Records from a collection
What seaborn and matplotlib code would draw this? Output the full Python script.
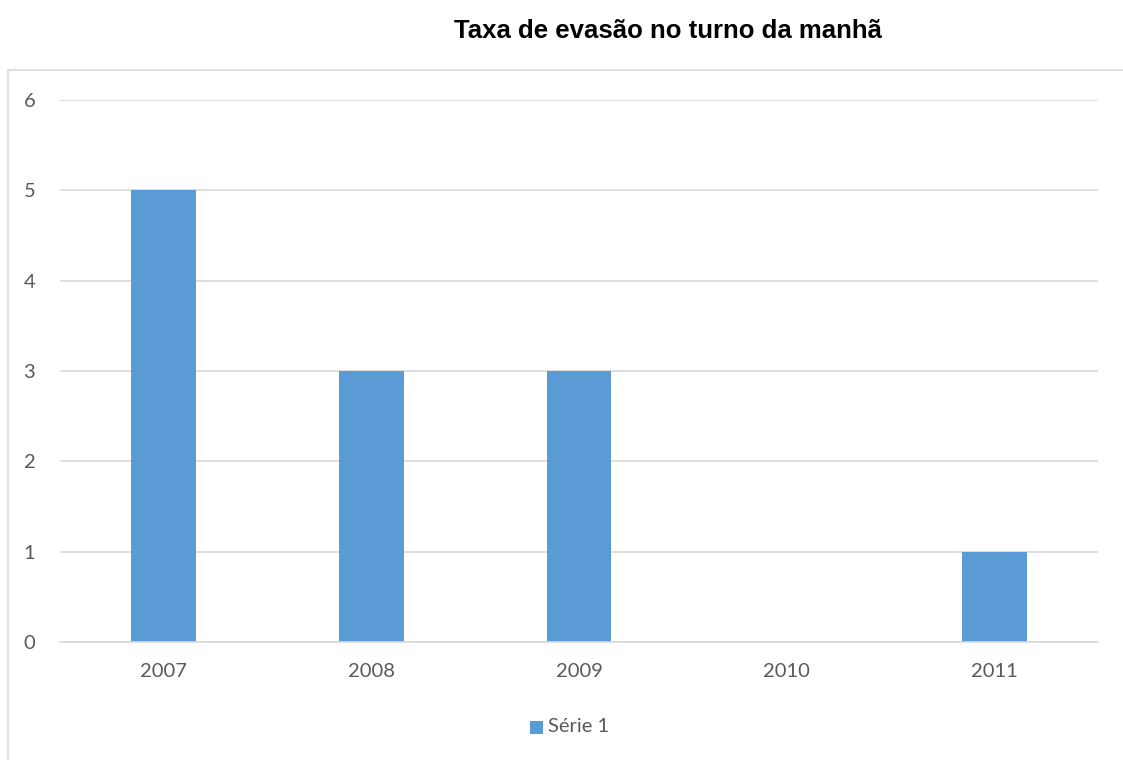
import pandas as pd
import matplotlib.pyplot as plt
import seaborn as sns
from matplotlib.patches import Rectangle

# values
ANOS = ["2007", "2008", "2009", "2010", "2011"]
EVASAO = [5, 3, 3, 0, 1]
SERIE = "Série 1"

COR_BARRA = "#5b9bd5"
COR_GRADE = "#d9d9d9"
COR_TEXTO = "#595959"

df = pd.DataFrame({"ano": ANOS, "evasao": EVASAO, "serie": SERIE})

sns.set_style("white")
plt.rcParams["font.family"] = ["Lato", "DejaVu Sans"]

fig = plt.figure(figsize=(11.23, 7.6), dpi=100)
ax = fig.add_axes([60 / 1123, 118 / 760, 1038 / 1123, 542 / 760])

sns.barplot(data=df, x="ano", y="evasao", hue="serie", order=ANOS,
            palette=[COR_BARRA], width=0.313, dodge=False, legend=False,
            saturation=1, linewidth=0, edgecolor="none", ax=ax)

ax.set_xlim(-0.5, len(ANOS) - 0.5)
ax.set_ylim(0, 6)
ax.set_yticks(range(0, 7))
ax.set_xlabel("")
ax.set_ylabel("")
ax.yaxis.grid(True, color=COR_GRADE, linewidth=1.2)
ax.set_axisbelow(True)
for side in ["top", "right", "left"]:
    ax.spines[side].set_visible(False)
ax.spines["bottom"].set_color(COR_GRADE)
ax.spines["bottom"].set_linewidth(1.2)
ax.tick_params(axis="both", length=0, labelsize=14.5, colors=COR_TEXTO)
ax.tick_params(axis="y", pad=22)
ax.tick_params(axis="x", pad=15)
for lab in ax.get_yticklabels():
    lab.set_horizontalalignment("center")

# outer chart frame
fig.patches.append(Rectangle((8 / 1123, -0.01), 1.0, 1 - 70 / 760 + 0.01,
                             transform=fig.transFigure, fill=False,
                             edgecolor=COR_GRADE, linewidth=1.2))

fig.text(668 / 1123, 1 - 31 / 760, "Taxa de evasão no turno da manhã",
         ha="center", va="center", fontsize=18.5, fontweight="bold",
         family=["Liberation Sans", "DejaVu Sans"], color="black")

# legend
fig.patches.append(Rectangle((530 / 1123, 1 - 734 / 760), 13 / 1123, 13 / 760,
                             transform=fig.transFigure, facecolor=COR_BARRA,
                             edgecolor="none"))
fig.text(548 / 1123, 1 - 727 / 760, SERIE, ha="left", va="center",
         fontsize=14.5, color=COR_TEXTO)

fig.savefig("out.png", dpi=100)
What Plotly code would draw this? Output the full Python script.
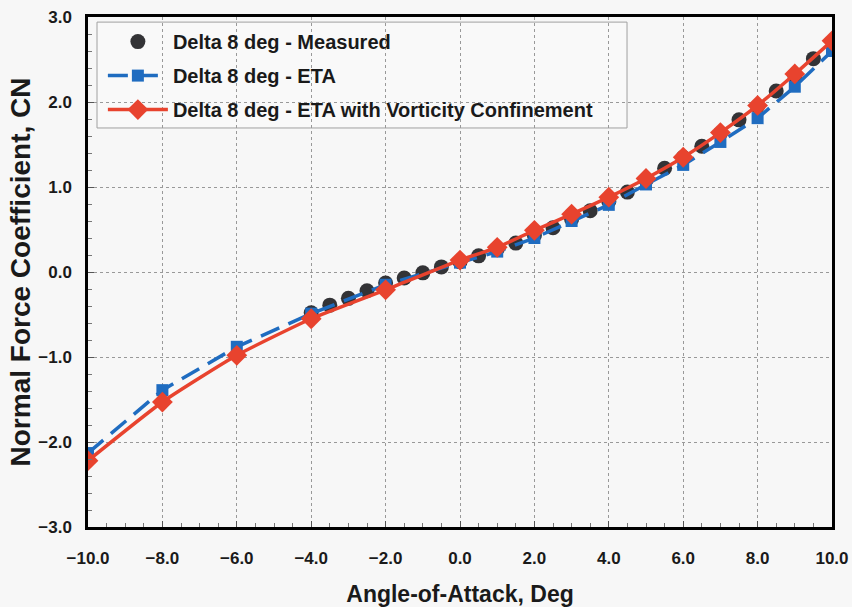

Given request: Reproduce all entries exactly. Pictures do not belong in the copy.

Exercise answer:
What seaborn and matplotlib code would draw this? Output the full Python script.
import pandas as pd
import matplotlib.pyplot as plt
import seaborn as sns
from matplotlib.patches import Rectangle

# values
ANOS = ["2007", "2008", "2009", "2010", "2011"]
EVASAO = [5, 3, 3, 0, 1]
SERIE = "Série 1"

COR_BARRA = "#5b9bd5"
COR_GRADE = "#d9d9d9"
COR_TEXTO = "#595959"

df = pd.DataFrame({"ano": ANOS, "evasao": EVASAO, "serie": SERIE})

sns.set_style("white")
plt.rcParams["font.family"] = ["Lato", "DejaVu Sans"]

fig = plt.figure(figsize=(11.23, 7.6), dpi=100)
ax = fig.add_axes([60 / 1123, 118 / 760, 1038 / 1123, 542 / 760])

sns.barplot(data=df, x="ano", y="evasao", hue="serie", order=ANOS,
            palette=[COR_BARRA], width=0.313, dodge=False, legend=False,
            saturation=1, linewidth=0, edgecolor="none", ax=ax)

ax.set_xlim(-0.5, len(ANOS) - 0.5)
ax.set_ylim(0, 6)
ax.set_yticks(range(0, 7))
ax.set_xlabel("")
ax.set_ylabel("")
ax.yaxis.grid(True, color=COR_GRADE, linewidth=1.2)
ax.set_axisbelow(True)
for side in ["top", "right", "left"]:
    ax.spines[side].set_visible(False)
ax.spines["bottom"].set_color(COR_GRADE)
ax.spines["bottom"].set_linewidth(1.2)
ax.tick_params(axis="both", length=0, labelsize=14.5, colors=COR_TEXTO)
ax.tick_params(axis="y", pad=22)
ax.tick_params(axis="x", pad=15)
for lab in ax.get_yticklabels():
    lab.set_horizontalalignment("center")

# outer chart frame
fig.patches.append(Rectangle((8 / 1123, -0.01), 1.0, 1 - 70 / 760 + 0.01,
                             transform=fig.transFigure, fill=False,
                             edgecolor=COR_GRADE, linewidth=1.2))

fig.text(668 / 1123, 1 - 31 / 760, "Taxa de evasão no turno da manhã",
         ha="center", va="center", fontsize=18.5, fontweight="bold",
         family=["Liberation Sans", "DejaVu Sans"], color="black")

# legend
fig.patches.append(Rectangle((530 / 1123, 1 - 734 / 760), 13 / 1123, 13 / 760,
                             transform=fig.transFigure, facecolor=COR_BARRA,
                             edgecolor="none"))
fig.text(548 / 1123, 1 - 727 / 760, SERIE, ha="left", va="center",
         fontsize=14.5, color=COR_TEXTO)

fig.savefig("out.png", dpi=100)
What Plotly code would draw this? Output the full Python script.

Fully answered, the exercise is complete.